### EXERCISE REQUIREMENTS:
Select each line where the word "chart" appears.

### DATASET CONTENT:
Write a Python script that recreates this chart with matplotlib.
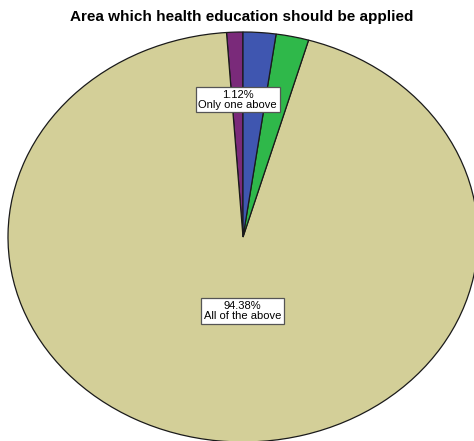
import numpy as np
import matplotlib
matplotlib.use("Agg")
import matplotlib.pyplot as plt

# Responses: share of respondents per area (drawn counter-clockwise from 12 o'clock)
categories = ["Only one above", "All of the above", "Option C", "Option B"]
percents = [1.12, 94.38, 2.25, 2.25]
colors = ["#7a2a7a", "#d3cf98", "#2fb84a", "#3f56b0"]
show_label = [True, True, False, False]

plt.rcParams["font.family"] = ["Liberation Sans", "DejaVu Sans"]

W, H = 474, 441
fig = plt.figure(figsize=(W / 100, H / 100), dpi=100)
fig.patch.set_facecolor("white")

# Elliptical pie area (stretched horizontally), partially clipped at edges
cx, cy, rx, ry = 243, 237, 235, 205
ax = fig.add_axes([(cx - rx) / W, (H - (cy + ry)) / H, 2 * rx / W, 2 * ry / H])
ax.set_axis_off()

wedges, _ = ax.pie(percents, colors=colors, startangle=90, counterclock=True,
                   wedgeprops=dict(edgecolor="#1a1a1a", linewidth=0.9),
                   radius=1.0)
ax.set_aspect("auto")
ax.set_xlim(-1, 1)
ax.set_ylim(-1, 1)
for w in wedges:
    w.set_clip_on(False)

# Label anchor positions (axes data units) for the labelled wedges
label_pos = {"Only one above": (-0.023, 0.67), "All of the above": (-0.003, -0.36)}
for cat, pct, show in zip(categories, percents, show_label):
    if not show:
        continue
    x, y = label_pos[cat]
    ax.text(x, y, f"{pct:.2f}%\n{cat}",
            ha="center", va="center", fontsize=8, linespacing=1.0,
            bbox=dict(boxstyle="square,pad=0.25", facecolor="white",
                      edgecolor="#555555", linewidth=0.9))

fig.text(242 / W, 1 - 17 / H, "Area which health education should be applied",
         ha="center", va="center", fontsize=11, fontweight="bold")

fig.savefig("out.png", dpi=100)
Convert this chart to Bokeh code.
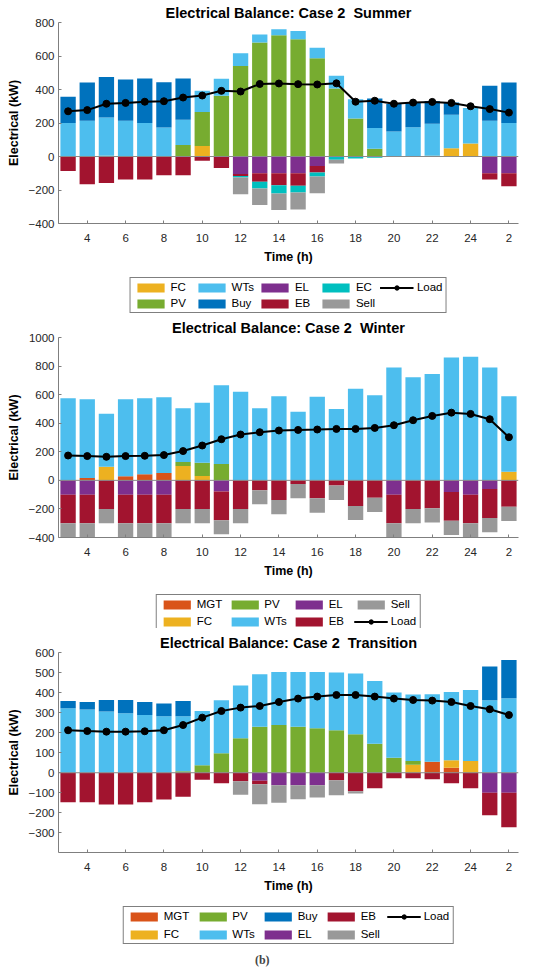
from bokeh.plotting import figure
from bokeh.models import (ColumnDataSource, Legend, LegendItem, FixedTicker, Span,
                          Range1d, Label)
from bokeh.layouts import column
from bokeh.embed import file_html
from bokeh.resources import INLINE

hours = list(range(3, 27))
x_ticks = [4, 6, 8, 10, 12, 14, 16, 18, 20, 22, 24, 26]
x_tick_labels = ["4", "6", "8", "10", "12", "14", "16", "18", "20", "22", "24", "2"]

# ---------------- Summer ----------------
s_fc = [0, 0, 5, 0, 0, 0, 0, 62, 0, 0, 0, 0, 0, 0, 0, 0, 0, 0, 0, 5, 50, 78, 0, 0]
s_pv = [0, 0, 0, 0, 0, 0, 68, 203, 362, 541, 680, 724, 700, 587, 406, 227, 46, 0, 0, 0, 0, 0, 0, 0]
s_wts = [200, 213, 228, 213, 200, 173, 151, 127, 102, 76, 48, 36, 50, 62, 76, 115, 124, 150, 175, 190, 200, 212, 213, 200]
s_buy = [157, 229, 242, 247, 266, 271, 247, 0, 0, 0, 0, 0, 0, 0, 0, 0, 176, 163, 147, 137, 72, 0, 209, 242]
s_el = [0, 0, 0, 0, 0, 0, 0, 0, 0, -105, -100, -100, -100, -56, 0, 0, 0, 0, 0, 0, 0, 0, -100, -100]
s_eb = [-86, -165, -158, -138, -138, -112, -112, -25, -68, -12, -51, -71, -75, -40, 0, 0, 0, 0, 0, 0, 0, 0, -38, -78]
s_ec = [0, 0, 0, 0, 0, 0, 0, 0, 0, -8, -40, -50, -40, -23, -20, -12, -8, 0, 0, 0, 0, 0, 0, 0]
s_sell = [0, 0, 0, 0, 0, 0, 0, 0, 0, -100, -99, -99, -101, -100, -22, 0, 0, 0, 0, 0, 0, 0, 0, 0]
s_load = [270, 277, 315, 320, 327, 330, 352, 364, 392, 388, 433, 436, 432, 430, 437, 327, 333, 315, 322, 326, 320, 300, 283, 262]

# ---------------- Winter ----------------
w_mgt = [0, 16, 0, 28, 42, 51, 0, 0, 0, 0, 0, 0, 0, 0, 0, 0, 0, 0, 0, 0, 0, 0, 0, 0]
w_fc = [0, 0, 95, 0, 0, 0, 100, 30, 0, 0, 0, 0, 0, 0, 0, 0, 0, 0, 0, 0, 0, 0, 0, 60]
w_pv = [0, 0, 0, 0, 0, 0, 28, 93, 114, 0, 0, 0, 0, 0, 0, 0, 0, 0, 0, 0, 0, 0, 0, 0]
w_wts = [574, 551, 372, 539, 532, 530, 377, 421, 551, 621, 505, 588, 481, 586, 500, 642, 595, 790, 721, 744, 860, 865, 790, 528]
w_el = [-100, -100, 0, -100, -100, -100, 0, 0, -78, 0, 0, 0, 0, 0, 0, 0, 0, -100, 0, 0, -82, -100, -60, 0]
w_eb = [-200, -200, -200, -200, -200, -200, -200, -200, -202, -200, -70, -137, -26, -125, -36, -179, -121, -200, -200, -195, -200, -200, -203, -184]
w_sell = [-100, -100, -100, -100, -100, -100, -100, -100, -97, -100, -97, -100, -100, -101, -101, -98, -100, -100, -100, -100, -100, -100, -100, -100]
w_load = [174, 170, 165, 170, 172, 177, 205, 244, 288, 321, 337, 349, 353, 356, 360, 360, 367, 386, 421, 451, 474, 465, 428, 302]

# ---------------- Transition ----------------
t_mgt = [0, 0, 0, 0, 0, 0, 0, 0, 0, 0, 0, 0, 0, 0, 0, 0, 0, 0, 0, 55, 25, 0, 0, 0]
t_fc = [0, 0, 0, 0, 0, 0, 0, 0, 0, 0, 0, 0, 0, 0, 0, 0, 0, 0, 40, 0, 37, 58, 0, 0]
t_pv = [0, 0, 0, 0, 0, 0, 8, 38, 97, 172, 230, 238, 230, 222, 212, 192, 145, 75, 18, 0, 0, 0, 0, 0]
t_wts = [322, 315, 305, 297, 288, 282, 274, 270, 265, 263, 262, 265, 273, 281, 288, 303, 313, 325, 332, 337, 341, 355, 362, 372]
t_buy = [36, 38, 58, 66, 65, 63, 76, 0, 0, 0, 0, 0, 0, 0, 0, 0, 0, 0, 0, 0, 0, 0, 168, 190]
t_el = [0, 0, 0, 0, 0, 0, 0, 0, 0, 0, -40, -63, -62, -62, 0, 0, 0, 0, 0, 0, 0, 0, -100, -100]
t_eb = [-147, -147, -158, -158, -147, -133, -120, -35, -52, -42, -18, 0, 0, 0, -38, -92, -78, -28, -28, -33, -52, -78, -112, -172]
t_sell = [0, 0, 0, 0, 0, 0, 0, 0, 0, -68, -99, -87, -70, -61, -74, -11, 0, 0, 0, 0, 0, 0, 0, 0]
t_load = [212, 208, 205, 205, 207, 212, 238, 275, 308, 325, 333, 353, 370, 380, 388, 388, 380, 370, 363, 360, 353, 333, 317, 288]

COLORS = {
    "MGT": "#D95319", "FC": "#EDB120", "PV": "#77AC30", "WTs": "#4DBEEE",
    "Buy": "#0072BD", "EL": "#7E2F8E", "EB": "#A2142F", "EC": "#00BFBF",
    "Sell": "#999999",
}
FONT = "Liberation Sans"
W = 530
LEFT = 58
RIGHT = 12


def make_panel(title, pos, neg, load, yr, yticks, height, top, bottom):
    p = figure(width=W, height=height,
               x_range=Range1d(2.5, 26.5), y_range=Range1d(*yr),
               output_backend="svg", toolbar_location=None,
               min_border_left=LEFT, min_border_right=RIGHT, min_border_top=top,
               min_border_bottom=bottom)
    p.title.text = title
    p.title.align = "center"
    p.title.text_font = FONT
    p.title.text_font_size = "14.5px"
    p.title.text_font_style = "bold"
    p.title.text_color = "black"
    p.title.standoff = 3
    p.outline_line_color = None
    p.xgrid.visible = False
    p.ygrid.visible = False

    data = {"x": hours}
    for k, v in pos.items():
        data["p_" + k] = v
    for k, v in neg.items():
        data["n_" + k] = v
    src = ColumnDataSource(data)

    pk = list(pos.keys())
    p.vbar_stack(["p_" + k for k in pk], x="x", width=0.8, source=src,
                 color=[COLORS[k] for k in pk], line_color=None)
    nk = list(neg.keys())
    p.vbar_stack(["n_" + k for k in nk], x="x", width=0.8, source=src,
                 color=[COLORS[k] for k in nk], line_color=None)

    p.add_layout(Span(location=0, dimension="width", line_color="#8a8a8a",
                      line_width=1))

    p.line(hours, load, line_color="black", line_width=2)
    p.scatter(hours, load, size=7, color="black")

    p.xaxis.ticker = FixedTicker(ticks=x_ticks)
    p.xaxis.major_label_overrides = {t: l for t, l in zip(x_ticks, x_tick_labels)}
    p.yaxis.ticker = FixedTicker(ticks=yticks)
    p.yaxis.major_label_overrides = {t: (("\u2212" + str(-t)) if t < 0 else str(t)) for t in yticks}
    for ax in (p.xaxis[0], p.yaxis[0]):
        ax.axis_line_color = "#7f7f7f"
        ax.major_tick_line_color = "#7f7f7f"
        ax.major_tick_in = 3
        ax.major_tick_out = 0
        ax.minor_tick_line_color = None
        ax.major_label_text_font = FONT
        ax.major_label_text_font_size = "11.5px"
        ax.major_label_text_color = "#262626"
        ax.axis_label_text_font = FONT
        ax.axis_label_text_font_size = "12.5px"
        ax.axis_label_text_font_style = "bold"
        ax.axis_label_text_color = "#000000"
    p.xaxis.axis_label = "Time (h)"
    p.yaxis.axis_label = "Electrical (kW)"
    p.xaxis.major_label_standoff = 10
    p.xaxis.axis_label_standoff = 5
    p.yaxis.major_label_standoff = 4
    p.yaxis.axis_label_standoff = 5
    return p


def make_legend(order, height, margin, spacing, caption=None):
    lf = figure(width=W, height=height, x_range=Range1d(0, 1),
                y_range=Range1d(0, height), x_axis_type=None, y_axis_type=None,
                output_backend="svg", toolbar_location=None,
                min_border_left=LEFT, min_border_right=RIGHT, min_border_top=0,
                min_border_bottom=0)
    lf.outline_line_color = None
    lf.xgrid.visible = False
    lf.ygrid.visible = False
    items = []
    for k in order:
        # legend key glyphs only: their point lies far outside the visible range
        if k == "Load":
            r1 = lf.line([-30, -29], [-500, -500], line_color="black", line_width=2)
            r2 = lf.scatter([-30], [-500], size=7, color="black")
            items.append(LegendItem(label=k, renderers=[r1, r2]))
        else:
            r = lf.vbar(x=[-30], top=[-500], bottom=[-501], width=0.8,
                        color=COLORS[k], line_color=None)
            items.append(LegendItem(label=k, renderers=[r]))
    leg = Legend(items=items, orientation="horizontal",
                 ncols=len(items) // 2 + len(items) % 2,
                 location="top_center", label_text_font=FONT,
                 label_text_font_size="11.5px", label_text_color="black",
                 glyph_width=34, glyph_height=11,
                 label_standoff=3, label_height=12, spacing=spacing, padding=3,
                 margin=margin, border_line_color="black", border_line_width=1,
                 background_fill_color="white")
    lf.add_layout(leg, "center")
    if caption:
        lf.add_layout(Label(x=0.443, y=9, text=caption, text_align="center",
                            text_baseline="middle", text_font="Liberation Serif",
                            text_font_size="12px", text_font_style="bold"))
    return lf


p1 = make_panel("Electrical Balance: Case 2\u00a0 Summer",
                {"FC": s_fc, "PV": s_pv, "WTs": s_wts, "Buy": s_buy},
                {"EL": s_el, "EB": s_eb, "EC": s_ec, "Sell": s_sell},
                s_load, (-400, 800), [-400, -200, 0, 200, 400, 600, 800],
                271, 22, 48)
# legend items listed row by row (first row, then second row)
l1 = make_legend(["FC", "WTs", "EL", "EC", "Load", "PV", "Buy", "EB", "Sell"], 43, 6, 4)
p2 = make_panel("Electrical Balance: Case 2\u00a0 Winter",
                {"MGT": w_mgt, "FC": w_fc, "PV": w_pv, "WTs": w_wts},
                {"EL": w_el, "EB": w_eb, "Sell": w_sell},
                w_load, (-400, 1000), [-400, -200, 0, 200, 400, 600, 800, 1000],
                271, 23, 48)
l2 = make_legend(["MGT", "PV", "EL", "Sell", "FC", "WTs", "EB", "Load"], 43, 9, 5)
p3 = make_panel("Electrical Balance: Case 2\u00a0 Transition",
                {"MGT": t_mgt, "FC": t_fc, "PV": t_pv, "WTs": t_wts, "Buy": t_buy},
                {"EL": t_el, "EB": t_eb, "Sell": t_sell},
                t_load, (-398, 600), [-300, -200, -100, 0, 100, 200, 300, 400, 500, 600],
                272, 24, 48)
l3 = make_legend(["MGT", "PV", "Buy", "EB", "Load", "FC", "WTs", "EL", "Sell"], 68, 6, 6,
                 caption="(b)")

layout = column(p1, l1, p2, l2, p3, l3, spacing=0)
open("out.html", "w").write(file_html(layout, INLINE))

### TASK SOLUTION:
Write a Python script that recreates this chart with matplotlib.
Convert this chart to Bokeh code.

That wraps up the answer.